[INFORMATION SHOWN]
========================================

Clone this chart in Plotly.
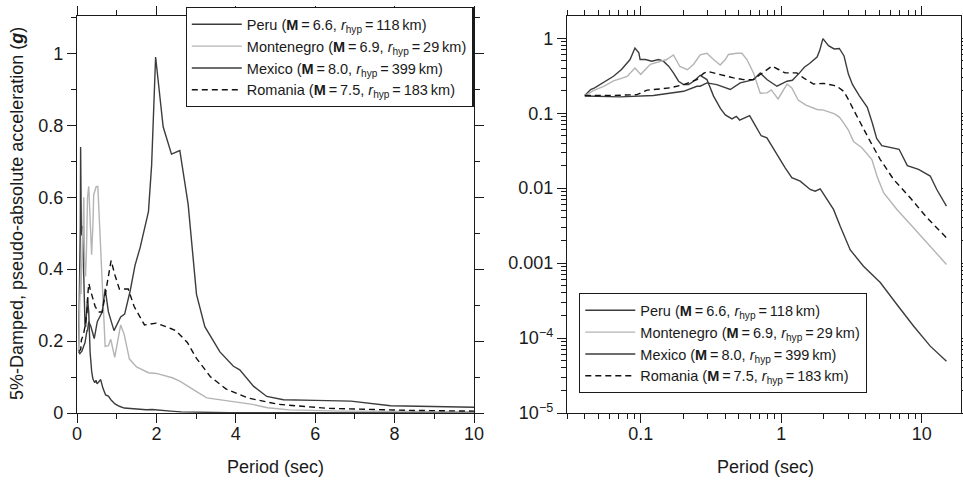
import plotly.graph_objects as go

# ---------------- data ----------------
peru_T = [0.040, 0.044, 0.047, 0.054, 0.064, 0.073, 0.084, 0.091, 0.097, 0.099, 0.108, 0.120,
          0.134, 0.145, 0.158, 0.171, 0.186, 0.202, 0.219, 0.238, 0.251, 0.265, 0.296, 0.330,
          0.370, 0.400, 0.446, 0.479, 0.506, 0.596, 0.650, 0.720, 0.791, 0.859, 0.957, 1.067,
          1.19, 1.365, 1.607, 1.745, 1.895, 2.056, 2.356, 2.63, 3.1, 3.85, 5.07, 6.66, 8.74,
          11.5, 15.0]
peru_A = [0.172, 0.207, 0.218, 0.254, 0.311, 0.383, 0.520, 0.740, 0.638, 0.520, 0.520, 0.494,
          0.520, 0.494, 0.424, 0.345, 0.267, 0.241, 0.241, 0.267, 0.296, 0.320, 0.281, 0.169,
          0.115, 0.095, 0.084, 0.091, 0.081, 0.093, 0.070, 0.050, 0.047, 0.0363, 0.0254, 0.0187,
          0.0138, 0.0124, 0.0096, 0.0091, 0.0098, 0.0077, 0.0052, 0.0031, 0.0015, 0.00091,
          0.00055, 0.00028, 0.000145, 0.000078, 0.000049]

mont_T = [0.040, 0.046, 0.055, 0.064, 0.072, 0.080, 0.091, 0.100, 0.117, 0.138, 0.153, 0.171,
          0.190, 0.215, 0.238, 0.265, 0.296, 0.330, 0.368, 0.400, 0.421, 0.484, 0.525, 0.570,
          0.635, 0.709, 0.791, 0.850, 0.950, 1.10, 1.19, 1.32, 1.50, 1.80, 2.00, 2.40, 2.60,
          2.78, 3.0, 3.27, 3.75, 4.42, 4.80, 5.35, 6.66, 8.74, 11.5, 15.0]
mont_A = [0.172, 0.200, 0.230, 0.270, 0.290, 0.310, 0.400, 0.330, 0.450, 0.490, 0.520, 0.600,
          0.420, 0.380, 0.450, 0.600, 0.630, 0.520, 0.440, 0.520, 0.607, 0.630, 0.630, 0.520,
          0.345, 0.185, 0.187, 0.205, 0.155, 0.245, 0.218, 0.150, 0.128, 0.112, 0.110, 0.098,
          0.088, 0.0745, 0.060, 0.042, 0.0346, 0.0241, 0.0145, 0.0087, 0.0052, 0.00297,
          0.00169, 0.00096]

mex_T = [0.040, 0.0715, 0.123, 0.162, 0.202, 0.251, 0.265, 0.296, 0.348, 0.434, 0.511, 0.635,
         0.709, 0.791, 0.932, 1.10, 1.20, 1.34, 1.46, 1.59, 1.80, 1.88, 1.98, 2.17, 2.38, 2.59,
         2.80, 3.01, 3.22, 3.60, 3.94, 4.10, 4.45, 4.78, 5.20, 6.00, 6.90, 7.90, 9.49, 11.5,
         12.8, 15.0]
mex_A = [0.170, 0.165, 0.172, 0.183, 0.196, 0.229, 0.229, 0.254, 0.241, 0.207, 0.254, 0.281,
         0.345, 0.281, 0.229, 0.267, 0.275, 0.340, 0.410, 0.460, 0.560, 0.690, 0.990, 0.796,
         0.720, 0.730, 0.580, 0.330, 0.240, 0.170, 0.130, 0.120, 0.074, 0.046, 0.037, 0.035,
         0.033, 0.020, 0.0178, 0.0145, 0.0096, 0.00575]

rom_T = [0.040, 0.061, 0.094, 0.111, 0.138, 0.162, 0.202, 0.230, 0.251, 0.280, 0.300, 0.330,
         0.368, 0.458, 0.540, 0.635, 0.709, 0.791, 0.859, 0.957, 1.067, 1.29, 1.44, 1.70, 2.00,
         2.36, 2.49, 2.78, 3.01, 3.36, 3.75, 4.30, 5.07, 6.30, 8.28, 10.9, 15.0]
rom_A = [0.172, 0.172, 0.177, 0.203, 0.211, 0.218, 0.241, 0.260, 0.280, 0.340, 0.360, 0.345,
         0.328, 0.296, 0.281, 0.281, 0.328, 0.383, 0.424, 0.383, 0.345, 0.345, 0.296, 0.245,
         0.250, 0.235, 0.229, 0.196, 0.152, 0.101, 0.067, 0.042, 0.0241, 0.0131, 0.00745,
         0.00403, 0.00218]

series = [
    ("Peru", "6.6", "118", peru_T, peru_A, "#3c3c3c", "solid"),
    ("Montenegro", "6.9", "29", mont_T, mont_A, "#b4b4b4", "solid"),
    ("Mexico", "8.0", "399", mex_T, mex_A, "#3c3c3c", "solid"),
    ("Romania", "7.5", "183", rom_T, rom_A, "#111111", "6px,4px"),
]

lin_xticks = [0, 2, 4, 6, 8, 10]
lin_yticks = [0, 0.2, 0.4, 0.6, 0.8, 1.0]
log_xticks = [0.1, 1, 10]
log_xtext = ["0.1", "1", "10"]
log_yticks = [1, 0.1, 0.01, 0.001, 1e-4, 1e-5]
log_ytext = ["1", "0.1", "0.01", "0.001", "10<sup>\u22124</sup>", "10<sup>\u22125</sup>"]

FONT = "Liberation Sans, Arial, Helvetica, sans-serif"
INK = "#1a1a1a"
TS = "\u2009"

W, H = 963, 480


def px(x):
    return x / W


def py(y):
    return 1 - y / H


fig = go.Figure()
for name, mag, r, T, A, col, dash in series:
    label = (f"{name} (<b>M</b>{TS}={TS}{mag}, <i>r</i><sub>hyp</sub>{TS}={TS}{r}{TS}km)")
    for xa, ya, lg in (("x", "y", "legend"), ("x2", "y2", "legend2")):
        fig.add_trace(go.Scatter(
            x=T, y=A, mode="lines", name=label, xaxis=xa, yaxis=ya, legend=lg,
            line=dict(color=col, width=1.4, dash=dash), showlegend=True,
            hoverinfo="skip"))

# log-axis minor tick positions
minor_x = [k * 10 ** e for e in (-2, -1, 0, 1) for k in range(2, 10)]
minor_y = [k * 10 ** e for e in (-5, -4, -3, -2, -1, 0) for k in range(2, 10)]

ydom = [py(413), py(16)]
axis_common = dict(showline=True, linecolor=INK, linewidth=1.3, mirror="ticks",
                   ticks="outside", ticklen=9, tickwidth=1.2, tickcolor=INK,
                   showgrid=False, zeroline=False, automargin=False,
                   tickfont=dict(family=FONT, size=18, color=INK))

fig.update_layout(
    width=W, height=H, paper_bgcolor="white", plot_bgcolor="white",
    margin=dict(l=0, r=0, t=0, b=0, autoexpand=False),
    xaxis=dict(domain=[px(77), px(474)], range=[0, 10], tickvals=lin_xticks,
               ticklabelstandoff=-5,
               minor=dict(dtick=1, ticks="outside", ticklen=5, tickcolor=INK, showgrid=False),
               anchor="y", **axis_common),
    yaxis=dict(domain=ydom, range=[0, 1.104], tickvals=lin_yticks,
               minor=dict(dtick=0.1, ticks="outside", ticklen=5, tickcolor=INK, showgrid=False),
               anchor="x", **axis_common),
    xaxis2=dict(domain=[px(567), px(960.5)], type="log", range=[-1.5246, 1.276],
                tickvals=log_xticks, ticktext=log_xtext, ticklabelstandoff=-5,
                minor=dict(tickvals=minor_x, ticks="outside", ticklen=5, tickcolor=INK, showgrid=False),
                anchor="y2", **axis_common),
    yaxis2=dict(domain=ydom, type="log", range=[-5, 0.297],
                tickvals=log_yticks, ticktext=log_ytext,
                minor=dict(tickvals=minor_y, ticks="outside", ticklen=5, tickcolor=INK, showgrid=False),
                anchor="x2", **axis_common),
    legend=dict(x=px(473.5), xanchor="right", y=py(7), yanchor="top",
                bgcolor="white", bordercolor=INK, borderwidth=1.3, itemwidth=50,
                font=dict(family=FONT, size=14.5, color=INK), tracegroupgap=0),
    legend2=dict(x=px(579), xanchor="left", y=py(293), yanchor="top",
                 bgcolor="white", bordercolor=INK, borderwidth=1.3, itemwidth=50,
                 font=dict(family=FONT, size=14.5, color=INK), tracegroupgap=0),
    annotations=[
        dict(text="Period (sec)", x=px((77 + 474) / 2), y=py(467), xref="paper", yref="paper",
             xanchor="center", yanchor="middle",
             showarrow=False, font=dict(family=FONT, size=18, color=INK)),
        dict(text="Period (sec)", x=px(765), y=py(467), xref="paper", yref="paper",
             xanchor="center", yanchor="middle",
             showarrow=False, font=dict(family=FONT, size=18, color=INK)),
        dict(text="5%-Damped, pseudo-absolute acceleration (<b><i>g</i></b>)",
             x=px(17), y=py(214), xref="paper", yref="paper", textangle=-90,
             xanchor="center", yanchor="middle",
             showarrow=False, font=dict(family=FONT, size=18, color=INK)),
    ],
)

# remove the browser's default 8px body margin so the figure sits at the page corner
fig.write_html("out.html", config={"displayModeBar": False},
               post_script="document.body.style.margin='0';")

========================================

[PROBLEM] Leave out the pictures and restate, word for word, the lines from the top of the data through the line containing "0.00169, 0.00096]", both included.

[RESPONSE TO THE EXERCISE]
Clone this chart in Plotly.
import plotly.graph_objects as go

# ---------------- data ----------------
peru_T = [0.040, 0.044, 0.047, 0.054, 0.064, 0.073, 0.084, 0.091, 0.097, 0.099, 0.108, 0.120,
          0.134, 0.145, 0.158, 0.171, 0.186, 0.202, 0.219, 0.238, 0.251, 0.265, 0.296, 0.330,
          0.370, 0.400, 0.446, 0.479, 0.506, 0.596, 0.650, 0.720, 0.791, 0.859, 0.957, 1.067,
          1.19, 1.365, 1.607, 1.745, 1.895, 2.056, 2.356, 2.63, 3.1, 3.85, 5.07, 6.66, 8.74,
          11.5, 15.0]
peru_A = [0.172, 0.207, 0.218, 0.254, 0.311, 0.383, 0.520, 0.740, 0.638, 0.520, 0.520, 0.494,
          0.520, 0.494, 0.424, 0.345, 0.267, 0.241, 0.241, 0.267, 0.296, 0.320, 0.281, 0.169,
          0.115, 0.095, 0.084, 0.091, 0.081, 0.093, 0.070, 0.050, 0.047, 0.0363, 0.0254, 0.0187,
          0.0138, 0.0124, 0.0096, 0.0091, 0.0098, 0.0077, 0.0052, 0.0031, 0.0015, 0.00091,
          0.00055, 0.00028, 0.000145, 0.000078, 0.000049]

mont_T = [0.040, 0.046, 0.055, 0.064, 0.072, 0.080, 0.091, 0.100, 0.117, 0.138, 0.153, 0.171,
          0.190, 0.215, 0.238, 0.265, 0.296, 0.330, 0.368, 0.400, 0.421, 0.484, 0.525, 0.570,
          0.635, 0.709, 0.791, 0.850, 0.950, 1.10, 1.19, 1.32, 1.50, 1.80, 2.00, 2.40, 2.60,
          2.78, 3.0, 3.27, 3.75, 4.42, 4.80, 5.35, 6.66, 8.74, 11.5, 15.0]
mont_A = [0.172, 0.200, 0.230, 0.270, 0.290, 0.310, 0.400, 0.330, 0.450, 0.490, 0.520, 0.600,
          0.420, 0.380, 0.450, 0.600, 0.630, 0.520, 0.440, 0.520, 0.607, 0.630, 0.630, 0.520,
          0.345, 0.185, 0.187, 0.205, 0.155, 0.245, 0.218, 0.150, 0.128, 0.112, 0.110, 0.098,
          0.088, 0.0745, 0.060, 0.042, 0.0346, 0.0241, 0.0145, 0.0087, 0.0052, 0.00297,
          0.00169, 0.00096]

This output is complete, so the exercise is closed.